Collected material ::
** start **

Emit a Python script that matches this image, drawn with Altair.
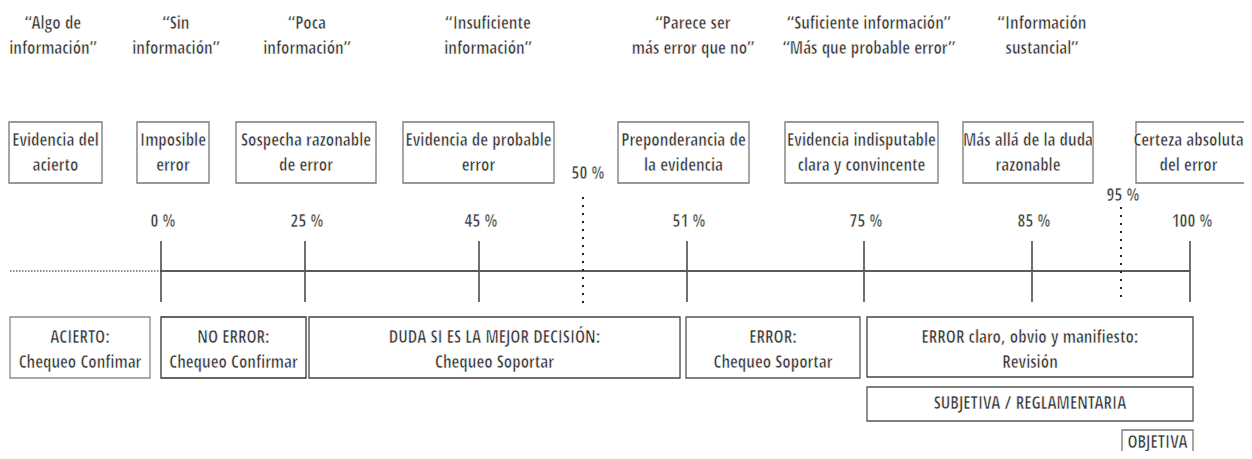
import altair as alt
import pandas as pd

# ---------------- content ----------------
quote_labels = [
    "“Algo de\ninformación”",
    "“Sin\ninformación”",
    "“Poca\ninformación”",
    "“Insuficiente\ninformación”",
    "“Parece ser\nmás error que no”",
    "“Suficiente información”\n“Más que probable error”",
    "“Información\nsustancial”",
]
evidence_labels = [
    "Evidencia del\nacierto",
    "Imposible\nerror",
    "Sospecha razonable\nde error",
    "Evidencia de probable\nerror",
    "Preponderancia de\nla evidencia",
    "Evidencia indisputable\nclara y convincente",
    "Más allá de la duda\nrazonable",
    "Certeza absoluta\ndel error",
]
tick_labels = ["0 %", "25 %", "45 %", "51 %", "75 %", "85 %", "100 %"]
threshold_labels = ["50 %", "95 %"]
decision_labels = [
    "ACIERTO:\nChequeo Confimar",
    "NO ERROR:\nChequeo Confirmar",
    "DUDA SI ES LA MEJOR DECISIÓN:\nChequeo Soportar",
    "ERROR:\nChequeo Soportar",
    "ERROR claro, obvio y manifiesto:\nRevisión",
    "SUBJETIVA / REGLAMENTARIA",
    "OBJETIVA",
]

# ---------------- layout (page pixel coordinates) ----------------
quote_x = [53, 176, 307, 488, 693, 869, 1042]
quote_y = 36

evid_x1 = [9, 137, 236, 403, 618, 785, 963, 1136]
evid_x2 = [102, 209, 376, 554, 749, 938, 1093, 1247]
evid_text_dx = [0, 0, 0, 0, 0, 0, 0, -3]
evid_y1, evid_y2 = 122, 183

tick_x = [161, 305, 479, 687, 864, 1032, 1190]
tick_label_y = 222
tick_y1, tick_y2 = 241, 302
axis_y = 271
axis_left = 10

thr_x = [583, 1121]
thr_label_x = [588, 1123]
thr_label_y = [174, 196]
thr_y1 = [197, 207]
thr_y2 = [307, 300]

dec_x1 = [10, 161, 309, 686, 867, 867, 1122]
dec_x2 = [150, 306, 680, 860, 1193, 1193, 1193]
dec_y1 = [317, 317, 317, 317, 317, 387, 430]
dec_y2 = [378, 378, 378, 378, 377, 421, 470]
dec_stroke = ["#8a8a8a", "#333333", "#444444", "#555555", "#444444", "#555555", "#777777"]

FONT = "Open Sans Condensed, Noto Sans Condensed, Roboto Condensed, Roboto"
TXT = "#303030"
LH = 25
W, H = 1236, 443


def first_line_y(label, center):
    n = label.count("\n") + 1
    return center - (n - 1) * LH / 2


# ---------------- tables ----------------
boxes = pd.DataFrame({
    "x1": evid_x1 + dec_x1,
    "x2": evid_x2 + dec_x2,
    "y1": [evid_y1] * len(evid_x1) + dec_y1,
    "y2": [evid_y2] * len(evid_x1) + dec_y2,
    "stroke": ["#777777"] * len(evid_x1) + dec_stroke,
})

all_labels = quote_labels + evidence_labels + decision_labels + tick_labels + threshold_labels
centers_y = ([quote_y] * len(quote_x)
             + [(evid_y1 + evid_y2) / 2 + 1] * len(evid_x1)
             + [350] * 5 + [404, 443]
             + [tick_label_y] * len(tick_x)
             + thr_label_y)
texts = pd.DataFrame({
    "label": all_labels,
    "x": quote_x
    + [(a + b) / 2 + d for a, b, d in zip(evid_x1, evid_x2, evid_text_dx)]
    + [(a + b) / 2 for a, b in zip(dec_x1, dec_x2)]
    + [t + 2 for t in tick_x]
    + thr_label_x,
    "y": [first_line_y(l, c) for l, c in zip(all_labels, centers_y)],
})

solid = pd.DataFrame({
    "x1": tick_x + [tick_x[0]],
    "x2": tick_x + [tick_x[-1]],
    "y1": [tick_y1] * len(tick_x) + [axis_y],
    "y2": [tick_y2] * len(tick_x) + [axis_y],
    "w": [1.3] * len(tick_x) + [2.2],
    "c": ["#222222"] * len(tick_x) + ["#5a5a5a"],
})

dotted_v = pd.DataFrame({"x1": thr_x, "x2": thr_x, "y1": thr_y1, "y2": thr_y2})
dotted_h = pd.DataFrame({"x1": [axis_left], "x2": [tick_x[0]], "y1": [axis_y], "y2": [axis_y]})

xs = alt.Scale(domain=[8, 8 + W], nice=False, zero=False)
ys = alt.Scale(domain=[8, 8 + H], nice=False, zero=False, reverse=True)


def X(f):
    return alt.X(f, type="quantitative", scale=xs, axis=None)


def Y(f):
    return alt.Y(f, type="quantitative", scale=ys, axis=None)


rects = alt.Chart(boxes).mark_rect(fill="white", strokeWidth=1.3).encode(
    x=X("x1"), x2="x2", y=Y("y1"), y2="y2",
    stroke=alt.Stroke("stroke:N", scale=None),
)

lines = alt.Chart(solid).mark_rule().encode(
    x=X("x1"), x2="x2", y=Y("y1"), y2="y2",
    strokeWidth=alt.StrokeWidth("w:Q", scale=None),
    color=alt.Color("c:N", scale=None),
)

dv = alt.Chart(dotted_v).mark_rule(color="#222222", strokeWidth=2, strokeDash=[2, 6]).encode(
    x=X("x1"), x2="x2", y=Y("y1"), y2="y2",
)
dh = alt.Chart(dotted_h).mark_rule(color="#666666", strokeWidth=1.5, strokeDash=[1.5, 1.5]).encode(
    x=X("x1"), x2="x2", y=Y("y1"), y2="y2",
)

labels = alt.Chart(texts).mark_text(
    font=FONT, fontSize=17, lineBreak="\n", lineHeight=LH, fill=TXT,
    stroke="white", strokeWidth=0.6,
    align="center", baseline="middle",
).encode(x=X("x"), y=Y("y"), text="label:N")

chart = alt.layer(rects, dh, lines, dv, labels).properties(
    width=W, height=H, padding=0, autosize=alt.AutoSizeParams(type="none"),
).configure_view(stroke=None)

chart.save("out.html", embed_options={"renderer": "svg", "actions": False})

** end **

Exercise description :: Repeat the listing above from its first line through the line that contains "import pandas as pd", both included, and nothing more. Drop the pictures.

Solution for this task ::
Emit a Python script that matches this image, drawn with Altair.
import altair as alt
import pandas as pd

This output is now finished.